Escaping the heat, the party travelled to Carezza in the foothills of the Dolomites, where Churchill found ‘the most paintable scenery’.21 It would be interesting to know how and why Carezza was chosen. Did a staff person scout for possible locales for him to paint? There, Churchill was disturbed by the sound of cowbells. ‘He summoned the manager of the hotel and said that he simply could not work with all the tinkling of the cowbells. So all the cows were driven away… one terrible hour… and the most ghastly sound as all the cows were chased away with their bells clanging up into the moun
tains and then there was peace.’ The bells were only one problem. Either because she measured it incorrectly or her measurements were garbled when transmitted to Lettice Marston, one of Churchill’s Alpine paintings did not fit in a frame he had asked her to order. Churchill, accustomed to having his orders carried out correctly and instantly – and in addition impatient to see his painting properly framed – was deeply disappointed. He called his mortified secretary a ‘bloody fool’. As usual, all was soon forgotten – but not by Gemmell, who seems to have had a vivid recollection of the incident some six decades later.
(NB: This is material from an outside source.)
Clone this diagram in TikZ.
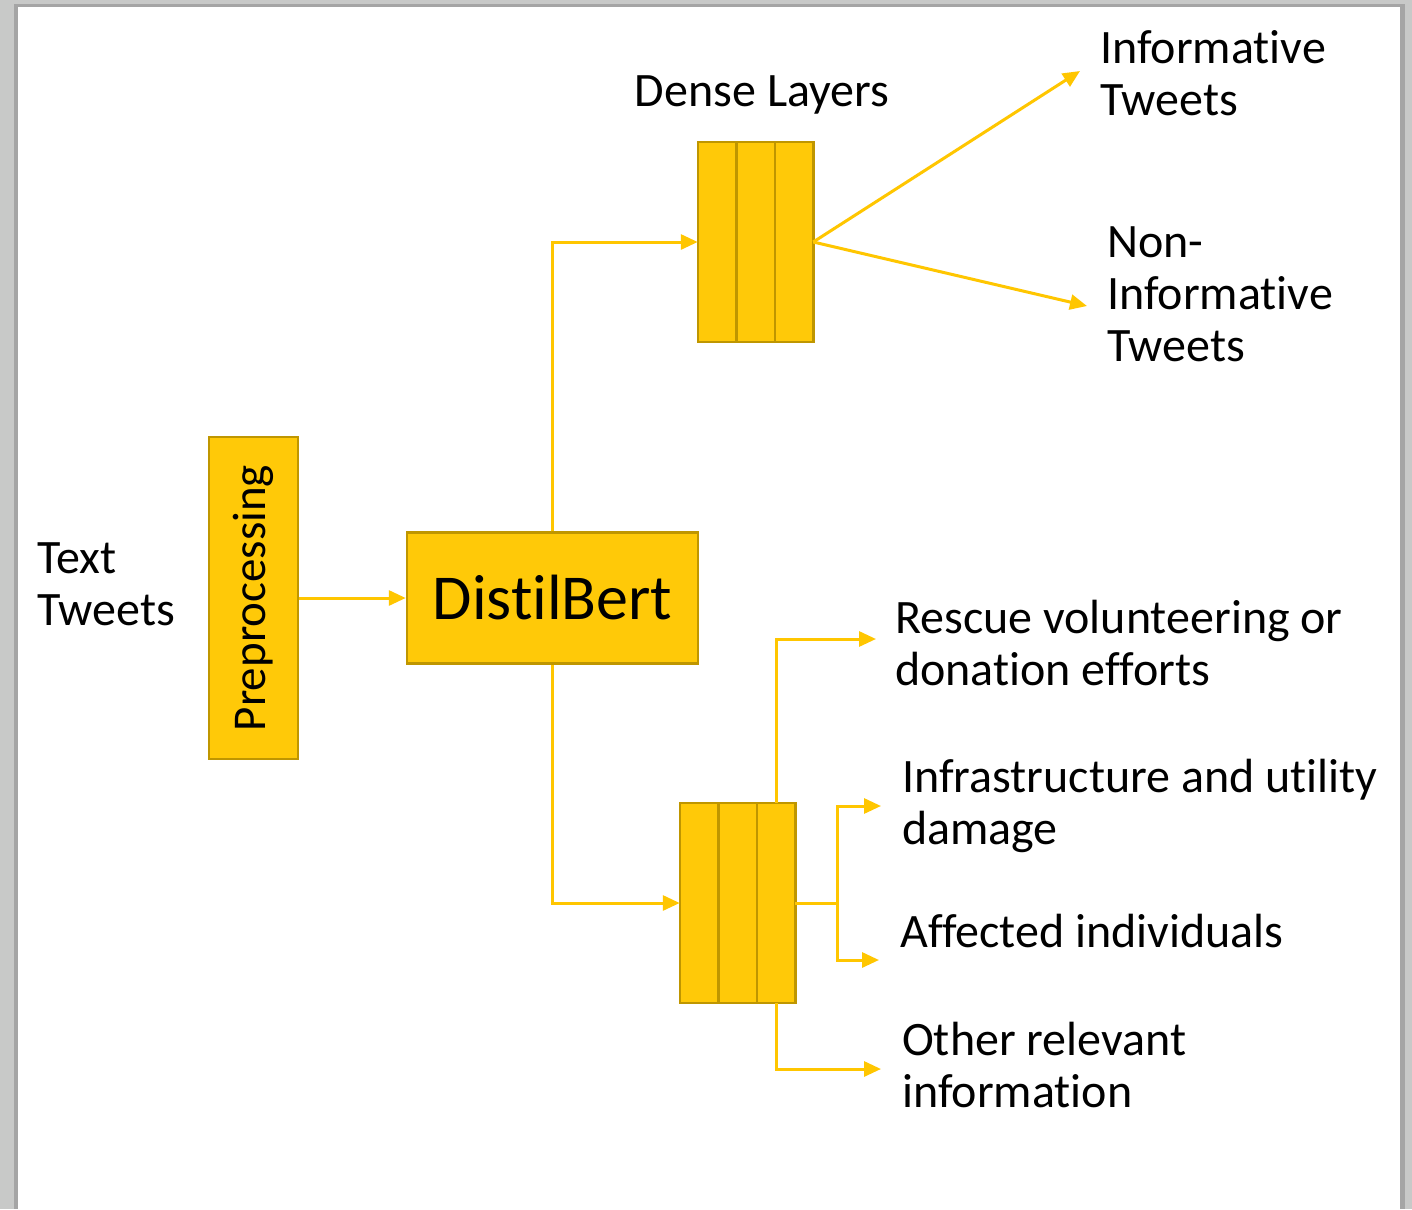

From there the entire entourage moved on to Monte Carlo, to stay, first, at the Hotel de Paris and later at La Capponcina. Churchill was ‘incorporating the final new material for Volume III… working hard to “meet the deadlines” on his war memoirs.’22 Life magazine, which was to serialize the memoirs, and (Gemmell says) the Daily Telegraph paid for the entire trip,†† so she and Detective Davies decided ‘to work our way through the wine list… They picked up the bills and you could have what you liked. It was carte blanche’ at the Hotel de Paris, where Churchill’s party was staying. Such largesse was either a foolish move on Time-Life’s part, or a tribute to the bargaining power of the author they were funding. On a work/play trip just two months earlier, Churchill had reflected the same disrespect for expenses as he did when dealing with his own money. The editor of the magazine later reported that Churchill had claimed $60,000–$70,000 (between $550,000 and $650,000 in today’s money) ‘on those trips to work on the book… These were very lavish trips. … He had the best in food and hotels… and the last expedition to Marrakesh presented an expense account I wouldn’t want anyone to peer into.’23 Little wonder that Gemmell and her colleagues regarded the terms of their trip as a wondrous perk, its cost not noticeable on expense sheets submitted to Henry Luce, the very wealthy owner of Time and Life magazines. Assuming, of course, Churchill’s staff had the time to enjoy it.